Outdoor projects, at least, are still feasible in the current shut down. I have used materials lying around, and can have others delivered if needed or track them down in the community. We’re keeping our pool of people contacts low, and I’ll be clarifying with the young people that we need to keep it that way and not hang out with others right now, to keep infection risk low. None of us is high risk, but we all have older friends and relations.
The evening after the shed project commenced, as we were sitting around trying to figure out next steps, we got to talking about this and that. Corey and Jack turned out to have a real breadth of knowledge and interests. They showed themselves to be intelligent, well read, thoughtful, and very interesting to talk with–just about every idea I brought up, they had read/thought about; they knew works of literature and philosophy, could talk politics, religion, history, and science; in the course of the evening we all got some leads from one another for further learning.
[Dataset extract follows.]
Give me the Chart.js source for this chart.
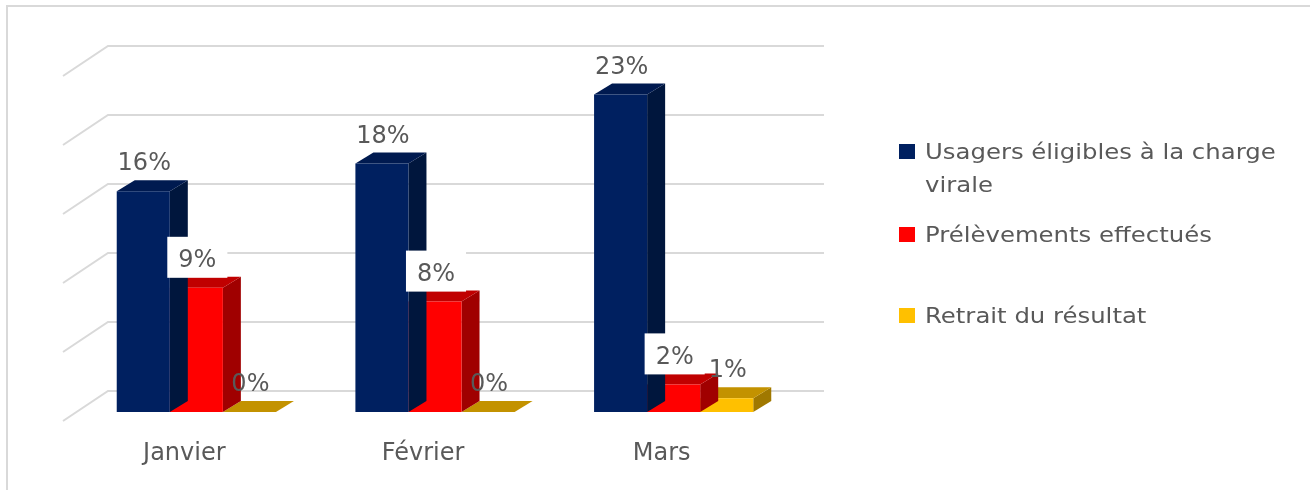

This evening I shared with Corey the compost bins plans, as well as a book I brought home from my school (getting some things before they disinfect and lock up completely for a month or two) called The Toilet Papers on how to build human waste composting systems. That’s something I’ve wanted to try too (see this post, as well as this and this), and Corey was interested as an engineer and builder as well as on principle, so maybe it could happen sooner rather than later after all (possibly through a permit process). Which would integrate well with another idea that occurred to me as I was discussing with a friend the latest toilet paper shortages: to challenge my at-home students to create homemade toilet paper from some kind of fiber they have at home, preferably one that occurs in the local ecosystem.